Jackline Bosibori helps her younger sister with school work at their home [Source/Reuters]
When the Covid-19 pandemic broke out in Kenya in March, the government was forced to shut down schools to prevent the spread of the disease.
The Education Ministry said schools will remain closed until January 4th when learners will resume learning for the second term of the academic year.
Reports indicate the closure of schools has led to the rise in cases of teenage pregnancies among school-going girls.
17-year-old Jackline Bosibori is one of the many students who found themselves pregnant during the lockdown period after she involved herself with a man in his twenties.
“If I was in school, this could have not happened,” Bosibori, whose dream is to become a lawyer, told Reuters.
Bosibori’s mother Ann, who is raising six of her kids alone, collapsed in their single-room house in Lindi village within Kibera slums in Nairobi when she learned her daughter was pregnant. Ann feeds her family by selling vegetables on the roadside.
The bad news came at a time when the family was facing eviction from the house due to the inability to meet rental obligations. As if this was not enough, the man who impregnated her stopped picking her calls.
During her pregnancy, Bosibori helped with chores like washing laundry in puddles in Kibera. She bought second-hand clothes for the baby in a nearby marketplace.
Bosibori had some complications and delivered through a Caesarean Section after a recommendation by doctors. She gave birth to a healthy baby girl weighing 3.3kgs.
“I am happy the baby is here, the anxiety is now over,” said Bosibori.
She will be taking care of the baby full time until schools reopen early next near. Ann, who insists Bosibori must go back to school, says she will find a way to care for her grandchild.
“The girl has to go back to school.”
In Lodwar, a town in Turkana County in northern Kenya, things are not different.
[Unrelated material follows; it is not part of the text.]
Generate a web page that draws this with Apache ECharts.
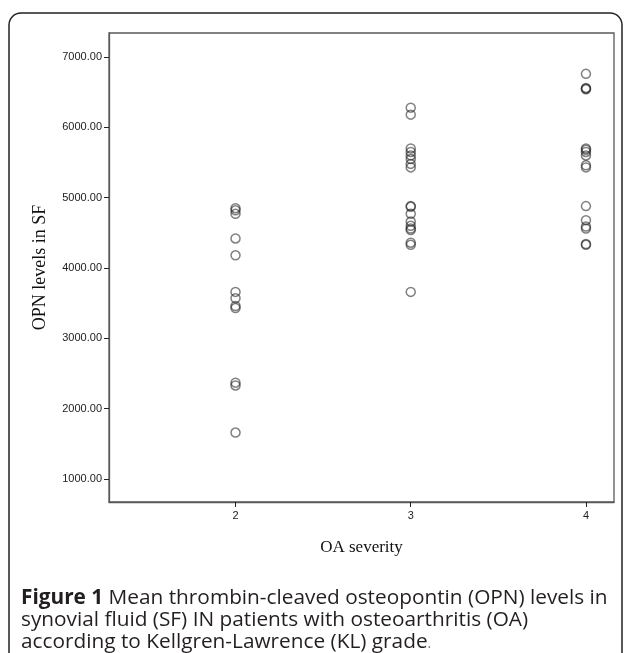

The International Rescue Committee aid group says teen pregnancies among its clients grew nearly threefold to 625 between June and August this year, compared with 226 in the same period last year.
Joy Ambiyo, a nurse at a local clinic where Bosibori sought antenatal care, says the number of expectant girls has been growing.
“Since COVID-19 started, we are having more,” she said.
It is believed there is a good number of pregnant girls who are skipping doctors’ visits, which puts them at risk of health complications and unsafe abortions.
“We know that young girls who get pregnant do not access healthcare services like adult females because of the judgment,” said Ademola Olajide, the United Nations Population Fund representative in Kenya.